Книжка, сообщающая такую диковинную новость, быстро раскупилась, и состоятельные петербуржцы заставляли своих мастеровых людей клеить из бумаги такие воздушные шары и, руководясь приложенным рисунком, пускали их на воздух из своих огромных садов, примыкавших к богатым палатам. Пример такому занятию подала сама государыня. С ее апробации в незабвенный день Святой великомученицы Екатерины – 24 ноября 1783 года – кроме обычно устраиваемой иллюминации и фейерверка, был пущен в послеобеденное время шар, имевший 1½ фута в поперечнике. Новая забава пришлась очень по вкусу петербуржцам, но, как вскоре оказалось, имела дурные, плачевные последствия. Воздушные шары, поднимаясь по голубым небесам, не исчезали безвозвратно в воздушном пространстве, а падали в конце концов на ту же землю, в тот же Петербург, причем очень часто попадали вместе с горящей ватою на деревянные крыши петербургских построек: возникали пожары, и число их так участилось, что тогдашняя полиция не могла не обратить на это внимание. Петербург в былое время сильно страдал от пожаров: выгорал он и в 1736 и в 1737 годах, и в дни «благодатные» матери отечества Екатерины II – как выражались в то время, – погорел чуть ли не весь Васильевский остров, погорел так, что даже Морской корпус пришлось перевести в Кронштадт. «Пожарный страх» – по выражению того времени – был слишком силен, и 4 апреля 1784 года, то есть спустя полгода после того, как петербуржцы узнали об изобретении Монгольфьеров, вышел высочайший указ о запрещении пускать воздушные шары с 1 марта по 1 декабря[2] – разрешалось их пускать только зимою, когда снег толстым покровом лежал на крышах, предохраняя их от возможности загореться, если с вышины упадет на низ загоревшийся шар; заметим здесь, что этот высочайший указ, вошедший в Полное собрание законов Российской империи, был скоро позабыт, и когда в средине 50-х годов уже не XVIII, а XIX века среди петербуржцев снова проявилась страсть пускать воздушные шары, то указанное нами высочайшее повеление было повторено в приказе петербургского обер-полицмейстера от 13 июня 1852 года о воспрещении пускать воздушные шары[3]. В этом приказе ясно были выставлены мотивы такого запрещения: загораясь, шар падает на деревянные постройки, что грозит пожарным действием.
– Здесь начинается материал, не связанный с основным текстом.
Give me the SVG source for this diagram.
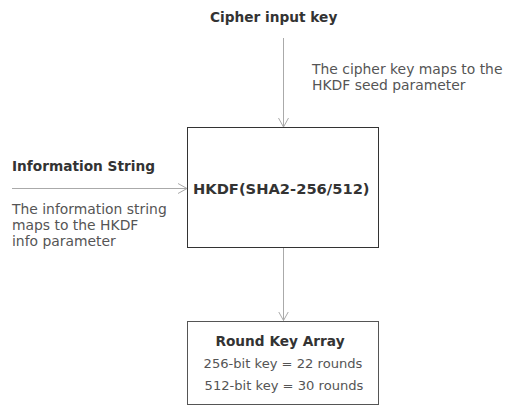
<svg xmlns="http://www.w3.org/2000/svg" width="520" height="416" viewBox="0 0 520 416">
<defs>
<marker id="arr" markerWidth="10" markerHeight="16" refX="9" refY="6" orient="auto" markerUnits="userSpaceOnUse" viewBox="0 0 10 12">
<path d="M0,1 L9,6 L0,11" fill="none" stroke="#aaaaaa" stroke-width="1"/>
</marker>
</defs>
<style>
text{font-family:"DejaVu Sans",Verdana,sans-serif;}
.title{font-weight:bold;font-size:13.7px;fill:#333333;}
.note{font-size:13.9px;fill:#555555;}
.bnote{font-size:13.1px;fill:#555555;}
.box{fill:#ffffff;stroke:#333333;stroke-width:1;}
.conn{stroke:#aaaaaa;stroke-width:1;fill:none;}
</style>
<rect width="520" height="416" fill="#ffffff"/>
<g id="connectors">
<line class="conn" x1="283.5" y1="38" x2="283.5" y2="127" marker-end="url(#arr)"/>
<line class="conn" x1="12" y1="188.5" x2="187" y2="188.5" marker-end="url(#arr)"/>
<line class="conn" x1="283.5" y1="248" x2="283.5" y2="320.5" marker-end="url(#arr)"/>
</g>
<g id="cipher-input">
<text class="title" x="210" y="22">Cipher input key</text>
<text class="note" x="312" y="74">The cipher key maps to the</text>
<text class="note" x="312" y="90">HKDF seed parameter</text>
</g>
<g id="info-string">
<text class="title" x="12" y="171">Information String</text>
<text class="note" x="12" y="214">The information string</text>
<text class="note" x="12" y="230">maps to the HKDF</text>
<text class="note" x="12" y="246">info parameter</text>
</g>
<g id="hkdf">
<rect class="box" x="187.5" y="127.5" width="191" height="120"/>
<text class="title" x="193" y="194" style="font-size:14.7px">HKDF(SHA2-256/512)</text>
</g>
<g id="round-key-array">
<rect class="box" x="187.5" y="321.5" width="191" height="83" style="stroke:#555555"/>
<text class="title" x="280" y="346" text-anchor="middle">Round Key Array</text>
<text class="bnote" x="283" y="368" text-anchor="middle">256-bit key = 22 rounds</text>
<text class="bnote" x="284" y="390" text-anchor="middle">512-bit key = 30 rounds</text>
</g>
</svg>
Но, несмотря на высочайшее повеление, петербуржцы, особенно первое время, не могли отказать себе в таком еще не успевшем надоесть удовольствии, и нарушали указ даже не частные лица, а целые общественные учреждения, причем эти нарушения делались вполне открыто. Так, «английское собрание»[4] – нынешний Английский клуб – извещало через газеты, а также особыми листочками, что 14 сентября 1785 года им для удовольствия почтенных членов «будет пущен воздушный большой дом». К сожалению, известие это страдает лаконизмом, и мы не знаем, был ли это обыкновенный воздушный шар, или ему была придана форма обыкновенного дома. Но отыскание нами подобного известия ясно свидетельствует о том, что высочайшее повеление нарушалось.